◆ WHAT THE TASK REQUIRES:
Copy exactly, and only, the lines below from the first through the one containing "(0,0) rectangle (709,442);", both included; pictures are omitted.

┌─ DATA PROVIDED

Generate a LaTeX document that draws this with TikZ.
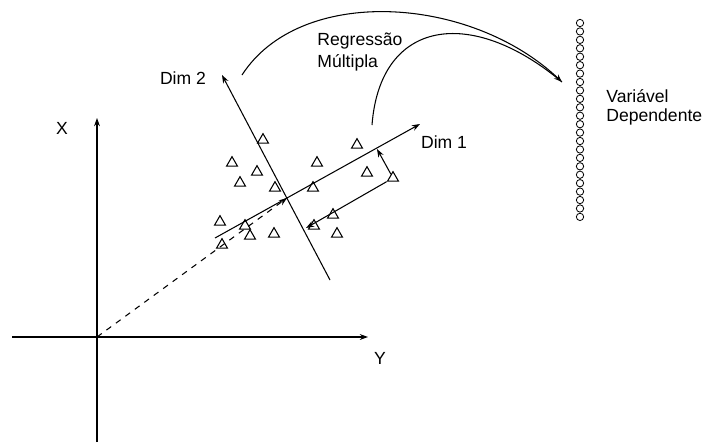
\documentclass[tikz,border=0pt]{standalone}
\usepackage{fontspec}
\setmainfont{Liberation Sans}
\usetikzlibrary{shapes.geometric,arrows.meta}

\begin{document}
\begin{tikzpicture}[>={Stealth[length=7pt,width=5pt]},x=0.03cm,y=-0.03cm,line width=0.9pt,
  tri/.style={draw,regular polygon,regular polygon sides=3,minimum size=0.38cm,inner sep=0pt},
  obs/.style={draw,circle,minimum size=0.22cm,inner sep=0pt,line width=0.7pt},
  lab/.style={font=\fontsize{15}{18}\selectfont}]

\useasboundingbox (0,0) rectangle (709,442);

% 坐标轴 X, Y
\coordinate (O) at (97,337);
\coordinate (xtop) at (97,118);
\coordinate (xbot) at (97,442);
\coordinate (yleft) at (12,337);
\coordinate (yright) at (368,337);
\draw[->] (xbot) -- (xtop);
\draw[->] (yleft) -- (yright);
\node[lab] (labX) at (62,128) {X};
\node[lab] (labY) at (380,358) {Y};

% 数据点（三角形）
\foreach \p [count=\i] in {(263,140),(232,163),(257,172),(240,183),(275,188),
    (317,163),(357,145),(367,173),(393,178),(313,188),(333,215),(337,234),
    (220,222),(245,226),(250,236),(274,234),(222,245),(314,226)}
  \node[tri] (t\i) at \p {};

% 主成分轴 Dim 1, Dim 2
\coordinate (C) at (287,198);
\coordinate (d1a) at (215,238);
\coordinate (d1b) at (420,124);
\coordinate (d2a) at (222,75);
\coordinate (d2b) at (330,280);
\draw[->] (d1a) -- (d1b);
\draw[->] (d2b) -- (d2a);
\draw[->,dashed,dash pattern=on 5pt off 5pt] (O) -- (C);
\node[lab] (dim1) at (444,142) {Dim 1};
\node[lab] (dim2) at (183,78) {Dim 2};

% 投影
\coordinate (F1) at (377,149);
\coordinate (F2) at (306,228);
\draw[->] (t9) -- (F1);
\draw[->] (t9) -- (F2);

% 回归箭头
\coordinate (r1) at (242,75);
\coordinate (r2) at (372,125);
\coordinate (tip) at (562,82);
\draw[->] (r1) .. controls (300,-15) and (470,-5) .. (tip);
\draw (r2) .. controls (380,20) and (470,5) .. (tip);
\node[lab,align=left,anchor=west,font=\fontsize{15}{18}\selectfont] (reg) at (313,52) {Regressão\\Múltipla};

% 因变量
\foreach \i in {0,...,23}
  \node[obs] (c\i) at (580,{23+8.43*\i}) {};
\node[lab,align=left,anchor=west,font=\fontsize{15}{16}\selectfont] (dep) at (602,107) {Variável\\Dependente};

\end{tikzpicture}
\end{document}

└─

◆ OUTPUT BELOW:
Generate a LaTeX document that draws this with TikZ.
\documentclass[tikz,border=0pt]{standalone}
\usepackage{fontspec}
\setmainfont{Liberation Sans}
\usetikzlibrary{shapes.geometric,arrows.meta}

\begin{document}
\begin{tikzpicture}[>={Stealth[length=7pt,width=5pt]},x=0.03cm,y=-0.03cm,line width=0.9pt,
  tri/.style={draw,regular polygon,regular polygon sides=3,minimum size=0.38cm,inner sep=0pt},
  obs/.style={draw,circle,minimum size=0.22cm,inner sep=0pt,line width=0.7pt},
  lab/.style={font=\fontsize{15}{18}\selectfont}]

\useasboundingbox (0,0) rectangle (709,442);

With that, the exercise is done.